Repealing and replacing Obamacare has been a staple promise for the majority of Republicans in Congress, and for President Trump. They’ve been reiterating the promise for more than six years.

You’d think in all that time someone in the GOP brain trust would have come up with a reasonable replacement for the ACA, which even former President Obama admits has serious shortcomings.

But after all those years and all those promises, Republicans have nothing. Their several attempts at repeal and replace in recent years have failed primarily because of a lack of a viable replacement. In fact, most reliable experts say the various plans suggested have far more damaging potential than the existing health-care law.

And still, GOP leaders keep pounding away, the latest effort being the Cassidy/Graham bill, which Senate majority leader Mitch McConnell insists will be voted on by the end of this week.

Maybe. At least three senators have said they’ll vote against the proposal, and several others have expressed deep reservations, which could leave the legislation short of the votes needed for approval.

The reason for the big rush is fairly obvious — after Sept. 30, this coming Saturday, the Senate rules change, and the bill’s passage would require 60 votes, a number the GOP majority has no hopes of achieving.

The reluctant Republican senators may have different reasons for opposing the Cassidy/Graham measure, but it could be that most of the states they represent would lose federal health-care funds if it passes and is signed into law.

The skeptics may also have read a report from the nonpartisan Brookings Institution showing that passage of Cassidy/Graham would reduce the number of Americans with health-care insurance coverage by more than 20 million in less than a decade, and another 11 million or so in the years after that.

The ACA law went into effect three years ago, and since has drawn more than 20 million Americans into the program. Not all are happy with the costs, and they’ve said as much. But they’ve also said they want to keep Obamacare, a belief shared by more than 60 percent of Americans surveyed.

Perhaps that is another reason those reluctant Republican senators are standing up to a full-court press by the Trump administration to repeal and replace the ACA. They can see that voting for a flawed bill to replace a flawed-but-operative law carries implied and inherent political risks.

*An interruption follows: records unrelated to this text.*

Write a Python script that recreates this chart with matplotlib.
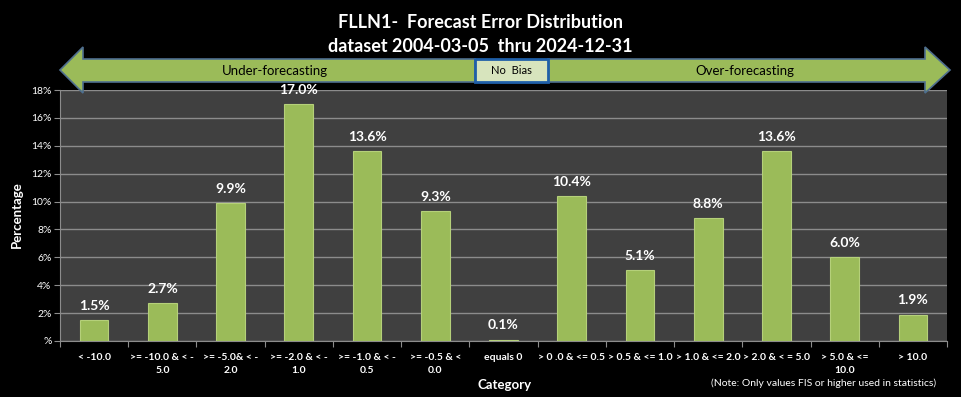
import matplotlib
matplotlib.use("Agg")
import matplotlib.pyplot as plt
from matplotlib.patches import Polygon, Rectangle
import numpy as np

categories = ["< -10.0", ">= -10.0 & < -\n5.0", ">= -5.0& < -\n2.0", ">= -2.0 & < -\n1.0",
              ">= -1.0 & < -\n0.5", ">= -0.5 & <\n0.0", "equals 0", "> 0 .0 & <= 0.5",
              "> 0.5 & <= 1.0", "> 1.0 & <= 2.0", "> 2.0 & < = 5.0", "> 5.0 & <=\n10.0", "> 10.0"]
values = [1.5, 2.7, 9.9, 17.0, 13.6, 9.3, 0.1, 10.4, 5.1, 8.8, 13.6, 6.0, 1.9]
ytick_labels = ["%", "2%", "4%", "6%", "8%", "10%", "12%", "14%", "16%", "18%"]

plt.rcParams['font.family'] = ['Lato', 'DejaVu Sans']

W, H = 961, 397
fig = plt.figure(figsize=(W / 100, H / 100), dpi=100, facecolor="black")

ax = fig.add_axes([60 / W, 1 - 341 / H, (947 - 60) / W, (341 - 90) / H])
ax.set_facecolor("#404040")
x = np.arange(len(categories))
ax.bar(x, values, width=0.42, color="#9BBB59", edgecolor="#B5D07A", linewidth=0.8, zorder=3)
for xi, v in zip(x, values):
    ax.annotate(f"{v:.1f}%", (xi, v), xytext=(0, 6), textcoords="offset points",
                ha="center", va="bottom", color="white", fontsize=10, fontweight="bold")
ax.set_xlim(-0.5, len(categories) - 0.5)
ax.set_ylim(0, 18)
ax.set_yticks(np.arange(0, 19, 2))
ax.set_yticklabels(ytick_labels, color="white", fontsize=7.5)
ax.yaxis.grid(True, color="#8c8c8c", linewidth=1, zorder=0)
ax.set_axisbelow(True)
ax.set_xticks(np.arange(-0.5, len(categories), 1))
ax.set_xticklabels([])
ax.set_xticks(x, minor=True)
ax.set_xticklabels(categories, minor=True, color="white", fontsize=7.5, fontweight="bold",
                   linespacing=1.5)
ax.tick_params(axis="x", which="minor", length=0, pad=9)
ax.tick_params(axis="x", which="major", length=4, color="#8c8c8c")
ax.tick_params(axis="y", length=4, color="#8c8c8c", pad=2)
for s in ["top", "right"]:
    ax.spines[s].set_visible(False)
for s in ["left", "bottom"]:
    ax.spines[s].set_color("#8c8c8c")

fig.text(505 / W, 1 - 385 / H, "Category", color="white", fontsize=9.5, fontweight="bold",
         ha="center", va="center")
fig.text(17 / W, 1 - 215 / H, "Percentage", color="white", fontsize=9.5, fontweight="bold",
         ha="center", va="center", rotation=90)
fig.text(936 / W, 1 - 383 / H, "(Note: Only values FIS or higher used in statistics)",
         color="white", fontsize=7.5, ha="right", va="center")
fig.text(480 / W, 1 - 22 / H, "FLLN1-  Forecast Error Distribution", color="white",
         fontsize=13, fontweight="bold", ha="center", va="center")
fig.text(480 / W, 1 - 47 / H, "dataset 2004-03-05  thru 2024-12-31", color="white",
         fontsize=13, fontweight="bold", ha="center", va="center")

# arrow banner (figure pixel coords)
def P(px, py):
    return (px / W, 1 - py / H)

left = [P(60, 70), P(83, 47), P(83, 59), P(475, 59), P(475, 82), P(83, 82), P(83, 93)]
right = [P(950, 70), P(925, 47), P(925, 59), P(548, 59), P(548, 82), P(925, 82), P(925, 93)]
for pts in (left, right):
    fig.patches.append(Polygon(pts, closed=True, transform=fig.transFigure,
                               facecolor="#9BBB59", edgecolor="#4F6F8F", linewidth=1.2))
fig.patches.append(Rectangle(P(475, 82), 73 / W, 23 / H, transform=fig.transFigure,
                             facecolor="#D7E4BD", edgecolor="#1F5FA8", linewidth=2))
fig.text(275 / W, 1 - 71 / H, "Under-forecasting", color="black", fontsize=9.5, ha="center", va="center")
fig.text(745 / W, 1 - 71 / H, "Over-forecasting", color="black", fontsize=9.5, ha="center", va="center")
fig.text(511 / W, 1 - 71 / H, "No  Bias", color="black", fontsize=8, ha="center", va="center")

fig.savefig("out.png", dpi=100, facecolor="black")
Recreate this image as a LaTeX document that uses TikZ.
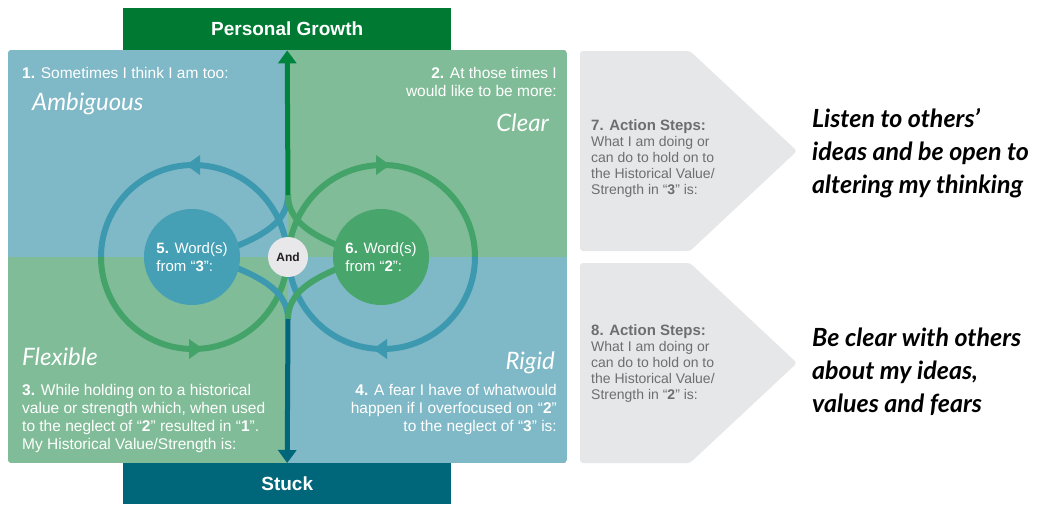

Or, it could be that the holdouts can’t see the value in potentially harming tens of millions of Americans with a punitive law whose only virtue seems to be that it appeases a certain political ideology, and allows a few politicians to keep campaign promises.

The Brookings research indicates that the Cassidy/Graham proposal, if it becomes law, will leave more Americans uninsured after 2026 than there were before the Affordable Care Act legislation was introduced.

And, the naysaying GOP senators may be listening to the chorus of doctors, health-insurance executives and citizens who are telling Washington that repealing and replacing Obamacare is a really bad idea, as long as there is no viable replacement, which there isn’t.

Arizona Sen. John McCain is among the GOP holdouts, and he offers the best proposal we’ve heard thus far — why don’t Republicans and Democrats get together, and fix the health-care mess.